2. Extension of treasury cash flow forecasting and scenario planning to multi-year models

FP&A can also support the development of long-term cash flow forecasting and scenario analysis to assist the treasury team in planning long-term cash flow requirements. Providing insights on any driver changes in the P&L and balance sheet can help inform discussions and allow for dynamic planning across all financial moving parts.

For example, if a significant shortfall or surplus is expected to arise within 12 to 24 months, the treasury team will have ample time to explore options for competitive interest rates. In fact, where necessary, they will have time to establish contracts with new providers for greater diversification, rather than simply resorting to existing providers when time is limited.  

Enhancing the visibility of the performance and effectiveness of treasury activities may also encourage other divisions to be accountable when developing P&L forecasts and budgets. They will be able to view and consider how their plans may impact cash flow management and, in turn, return on investment, cost of capital, or debt.

 

Conclusion

Cash flow transformation that is driver-based, collaborative and embraces the use of technology can streamline the planning process, encourage greater transparency, demand greater accountability and enable greater agility to respond quickly to a rapidly changing environment.

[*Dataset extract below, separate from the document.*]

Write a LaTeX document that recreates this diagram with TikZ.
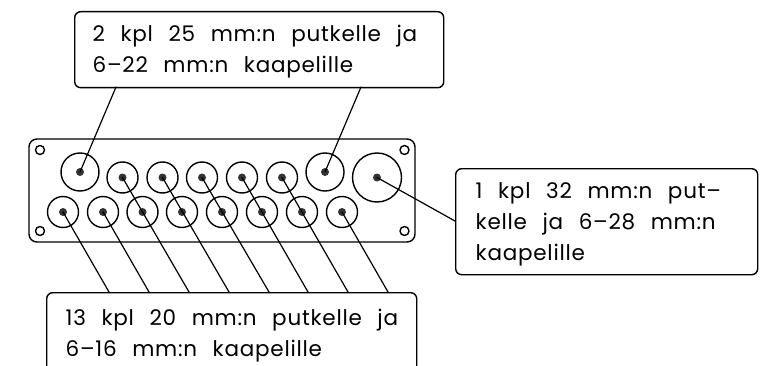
\documentclass[tikz,border=0pt]{standalone}
\usepackage{fontspec}
\setmainfont[LetterSpace=3.5,WordSpace=2.4]{Poppins}
\tikzset{
	plate/.style={draw,line width=1.4pt,rounded corners=8pt},
	hole/.style={draw,circle,line width=1.4pt,inner sep=0pt,minimum size=#1},
	dot/.style={fill=black!80,circle,inner sep=0pt,minimum size=8pt},
	leader/.style={line width=1.2pt},
	note/.style={draw,line width=1.4pt,rounded corners=6pt,inner sep=0pt,align=flush left,font=\fontsize{21.5}{31}\selectfont,anchor=north west},
}
\begin{document}
\begin{tikzpicture}[x=1pt,y=-1pt,line join=round,line cap=round]
	\useasboundingbox (0,0) rectangle (775,366);
	\clip (0,0) rectangle (775,366);
	\draw[plate] (29,139) rectangle (415,242);
	%kiinnitysreiat
	\foreach \x/\y in {40/150,404.5/150,40/231,404.5/231}
		\node[hole=9pt] at (\x,\y) {};
	%ylarivi
	\foreach \name/\x/\y/\d in {a/80/172/38,b/122.5/177.5/31,c/162.5/177.5/31,d/202/177.5/31,e/242/177.5/31,f/282/177.5/31,g/325/172/38,h/377/177.5/49}{
		\node[hole=\d pt] (\name) at (\x,\y) {};
		\node[dot] (\name0) at (\x,\y) {};
	}
	%alarivi
	\foreach \name/\x in {k/63,l/103,m/142.5,n/182,o/222,p/262,q/302,r/342}{
		\node[hole=31pt] (\name) at (\x,212) {};
		\node[dot] (\name0) at (\x,212) {};
	}
	%tekstit
	\node[note,minimum width=369pt,minimum height=76pt,text width=333pt] (top) at (74,11) {\rule{0pt}{20pt}\mbox{2 kpl 25 mm:n putkelle ja}\\6–22 mm:n kaapelille};
	\node[note,minimum width=302pt,minimum height=106pt,text width=262pt] (side) at (455,168) {\rule{0pt}{22pt}\mbox{1 kpl 32 mm:n put–}\\\mbox{kelle ja 6–28 mm:n}\\kaapelille};
	\node[note,minimum width=370pt,minimum height=85pt,text width=332pt] (bot) at (46,292) {\mbox{13 kpl 20 mm:n putkelle ja}\\6–16 mm:n kaapelille};
	%viivat
	\draw[leader] (a0.center)--(116,87);
	\draw[leader] (g0.center)--(361,87);
	\draw[leader] (h0.center)--(455,221);
	\foreach \name/\x in {k0/109,l0/149,b0/189,c0/229,d0/269,e0/308,f0/348,r0/388}
		\draw[leader] (\name.center)--(\x,292);
\end{tikzpicture}
\end{document}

In a higher interest rate environment, a collaboration between the FP&A team, the treasury department and the broader business is essential to ensuring future cash flows are carefully planned, and competitive interest rates on both cash receivable and payable are achieved. An integrated driver-based 3-way model can enable scenario analysis to inform decision-making, provide valuable insights to the Board and Executive Committee and ensure liquidity and credit risk are managed effectively.